When the Royal Commission into Trade Union Governance and Corruption was set up by the federal government, it was widely seen as a political witch hunt intended to smear the union movement with guilt by association to the scandals that had emerged in the Health Services Union (HSU).
With a bit of good fortune and a lot of spin-doctoring it would also provide the Coalition with handy ammunition against the ALP at the next federal election, likely to be held in late 2016 — a contrived “ticking Tampa”.
The Commission’s terms of reference required it to report to the government by December 31. But this month, it was given a 12-month extension — coincidentally aligning its final report closer to the federal election cycle.
When Attorney-General George Brandis announced the extension, he said he was responding to a request from the royal commissioner, Dyson Heydon, contained in a letter dated October 2. Yet the letter from Heydon expressly said it was not an application to widen the commission’s terms of reference or to extend its reporting date.
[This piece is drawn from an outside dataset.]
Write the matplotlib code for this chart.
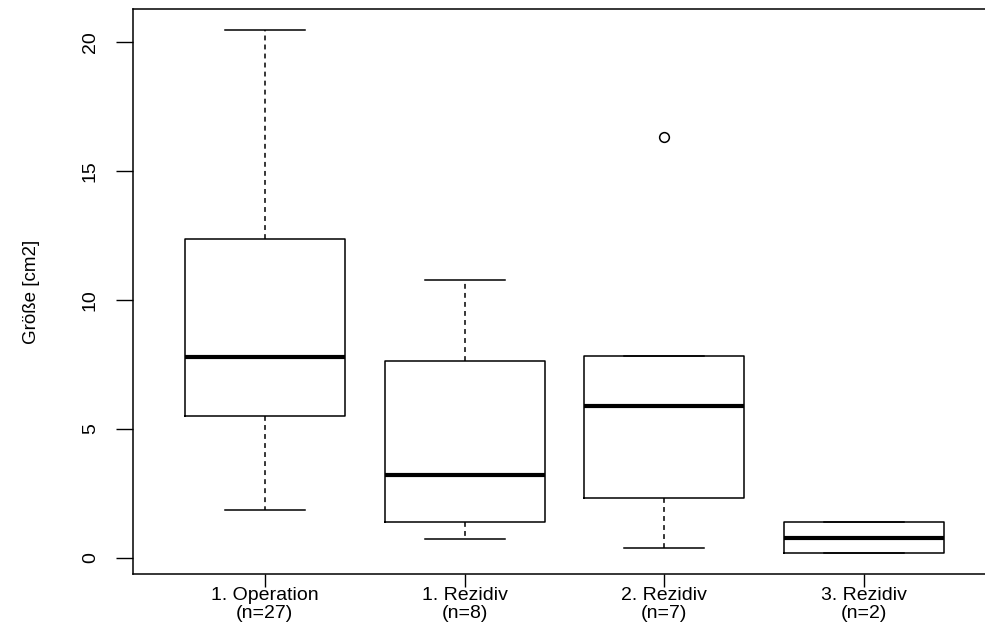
import matplotlib
matplotlib.use("Agg")
import matplotlib.pyplot as plt

plt.rcParams['font.family'] = ['Liberation Sans', 'DejaVu Sans']
plt.rcParams['lines.scale_dashes'] = False

# Kennwerte je Gruppe (Größe in cm2)
gruppen = ["1. Operation\n(n=27)", "1. Rezidiv\n(n=8)", "2. Rezidiv\n(n=7)", "3. Rezidiv\n(n=2)"]
whisker_unten = [1.85, 0.75, 0.38, 0.19]
q1 = [5.5, 1.4, 2.33, 0.19]
median = [7.8, 3.22, 5.91, 0.78]
q3 = [12.35, 7.63, 7.84, 1.38]
whisker_oben = [20.45, 10.78, 7.84, 1.38]
ausreisser = [[], [], [16.33], []]

stats = []
for i in range(len(gruppen)):
    stats.append({
        'whislo': whisker_unten[i], 'q1': q1[i], 'med': median[i],
        'q3': q3[i], 'whishi': whisker_oben[i], 'fliers': ausreisser[i],
    })

fig = plt.figure(figsize=(9.85, 6.29), dpi=100)
ax = fig.add_axes([133 / 985, 1 - 574 / 629, (996 - 133) / 985, (574 - 9) / 629])

ax.bxp(stats, positions=[1, 2, 3, 4], widths=0.8, capwidths=0.4,
       boxprops=dict(color='black', linewidth=1.1),
       medianprops=dict(color='black', linewidth=3.0, solid_capstyle='butt'),
       whiskerprops=dict(color='black', linewidth=1.1, linestyle=(0, (3.5, 3))),
       capprops=dict(color='black', linewidth=1.1),
       flierprops=dict(marker='o', markersize=7, markerfacecolor='none',
                       markeredgecolor='black', markeredgewidth=1.1))

ax.set_xlim(0.34, 4.66)
ax.set_ylim(-0.62, 21.28)
ax.set_yticks([0, 5, 10, 15, 20])
ax.set_yticklabels(['0', '5', '10', '15', '20'], rotation=90, va='center', fontsize=14)
ax.set_xticks([1, 2, 3, 4])
ax.set_xticklabels(gruppen, fontsize=14, linespacing=1.1)
ax.tick_params(axis='y', length=12.5, width=1.0, pad=12)
ax.tick_params(axis='x', length=9.5, width=1.0, pad=0)
for s in ax.spines.values():
    s.set_linewidth(1.1)

ax.set_ylabel('Größe [cm2]', fontsize=13.5, labelpad=30)

fig.savefig('out.png', dpi=100)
Counsel assisting the commission, Jeremy Stoljar SC, had said the commission was looking forward to delivering its report, as requested, by the end of this year.
The Attorney-General’s response was to say that it was very apparent from what the royal commissioner had said in his correspondence “that there is a large amount of unfinished business”. What he might more accurately have said is what Green Left Weekly reported this year — that the budget papers released in May anticipated an extension of time into next year.
A total of $53.3 million was allocated for the Commission’s operations over 14 months. The budget papers provided a government estimate that $23.4 million would be spent by the commission by June this year and allocated a further $30 million for the financial year to June next year.
GLW also reported at the outset that the commission was a standing invitation to the disgruntled and the disappointed to publicly settle old scores with headline-grabbing allegations that would never be tested in court because they were either hearsay or just plain unsupportable.
Despite Stoljar insisting that the public hearings are not forums for untested allegations, this is precisely what has occurred. When untested allegations of bribery have been made in commission proceedings, the commission seemed unaware that the wide powers with which it has been invested allowed it to follow the money trail and determine the veracity of such claims.
But what few anticipated was the way the commission would try to protect the so-called “whistleblower”, HSU official Kathy Jackson, by parading her as an example of how disgraceful whistleblowers are treated in unions and presumably use it to recommend some draconian remedy.
Unfortunately for the commission’s strategy, the HSU is pursuing Jackson in the Federal Court for allegedly spending about $1.66 million of HSU funds without authority.
Embarrassingly for the commission, the information that led to the HSU’s court action was available in the commission’s files, yet it took mainstream journalists to join the dots together resulting in Jackson being recalled to the commission witness box.
There will undoubtedly be cases of genuine corruption uncovered during the hearings of the commission. The remedy for corruption is democratised in which decisions over financial matters are made by members.
Another part of the democratising project is for union rules to make it mandatory that members decide whether they want their union affiliated to the ALP, from where much of the corrupting influence in unions comes.
The royal commissioner will now be required to report to the government by mid-December on the inquiry proceedings to this date. According to press reports, he will then bring down his report dealing with criminal matters in December next year.
If there is one union the government wants to get rid of it is the Construction Forestry Mining Energy Union, and it must be hoping that the commission will provide a convenient excuse for it to do so.
In this regard, the royal commissioner would do well to take heed of the lecture he delivered at the law graduation ceremony at Notre Dame University in September last year.
In an address defending Australian Catholicism, he quoted approvingly from the dissenting judgment delivered earlier in the year by Lord Sumption in the UK Supreme Court where he referred to “the complexity of the modern law and its progressive invasion of the interstices of daily life”.
He went on to say: “With that invasion comes a growth in state power. And with that growth comes the capacity and the temptation to abuse state power.” The royal commissioner might remind himself that he has an opportunity to prevent such abuse.